Dans le cadre de la rubrique « Au Conseil d’Etat » du JCP A – Semaine Juridique – Edition Administration & Collectivités territoriales, j’ai l’honneur de chroniquer – chaque semaine – quelques arrêts et jugements de la jurisprudence administrative. En voici un dont les références sont : C.E., 23 décembre 2011, Halfon & alii. (req. 323309)

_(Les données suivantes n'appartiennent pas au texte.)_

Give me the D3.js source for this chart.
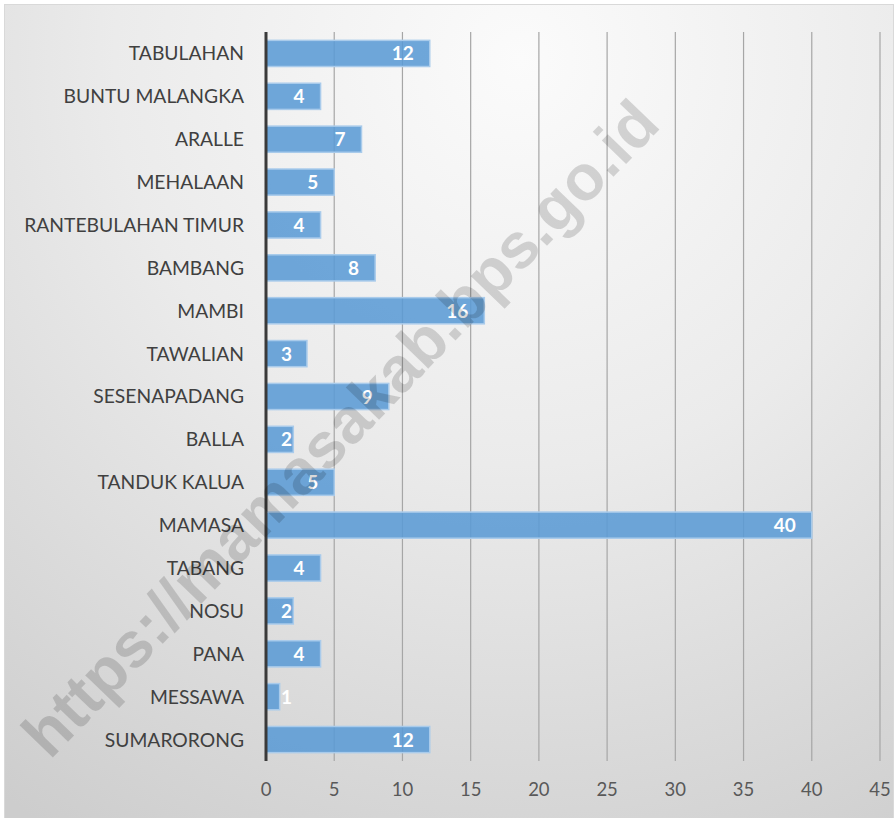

Le marché Riquet – laïc et républicain – ouvrira aussi … le samedi
Le CE, par le présent arrêt, confirme – de façon manifeste cette fois – son attachement viscéral et républicain au principe constitutionnel de laïcité (il avait été beaucoup plus timoré sinon effacé dans l’un des grands arrêts de l’année précédente : CE, Ass., 19 juillet 2011, Le Mans Métropole ; req. 309161 : note au Dalloz 06.10.2011 ; p. 34). Il y s’agissait d’examiner le contentieux de la légalité d’une réglementation de police municipale en ce qu’elle fixe, notamment en son article 11, les jours et horaires d’ouverture des marchés couverts de la ville de Paris, s’agissant en l’occurrence du marché Riquet (75019). En l’espèce, plusieurs commerçants avaient obtenu, à l’hiver 2005, des conventions leur concédant des emplacements de vente au sein du dit marché. Il leur avait alors été indiqué qu’ils devraient respecter le règlement municipal imposant l’ouverture de leurs étals y compris le samedi ce qu’ils ont annoncé (en décembre 2005) ne pas pouvoir assurer pour des raisons religieuses. Le 24 mars 2006, la mairie de Paris a pris un nouveau règlement en la matière et confirmé, sur ce point, les obligations antérieures en arrêtant une ouverture du marché Riquet le samedi de 08h30 à 19h30. C’est cet acte administratif et les lettres en prescrivant l’application que les requérants ont porté devant le juge administratif et ce, en raison notamment de leur contrariété – selon eux – au principe de liberté de religion (notamment art. 09 CESDHLF et art. 10 DDHC). Alors, confirmant à titre principal les juges du fond (TA de Paris, 08 février 2007 et CAA de Paris, 16 octobre 2008), le CE va rappeler qu’un règlement ne saurait naturellement avoir pour objet ou effet d’interdire à des commerçants qui en feraient la demande, au titre de dérogations individuelles, l’exercice d’un culte et ce, tant que lesdites dérogations, exceptionnelles, demeureraient compatibles avec le bon fonctionnement et la continuité du marché. Si la demande de dérogation avait bien été matérialisée (ce que les juges du fond n’avaient pas relevé), le CE va – au fond – rejeter les demandes des requérants rappelant que leur acceptation aurait entraîné la fermeture « pour tous les samedis de l’année et pour toute la journée, de plus d’un tiers des emplacements de vente » ! Autrement dit, l’atteinte au fonctionnement normal du service est jugée bien excessive tout comme la dérogation sollicitée. La laïcité va primer.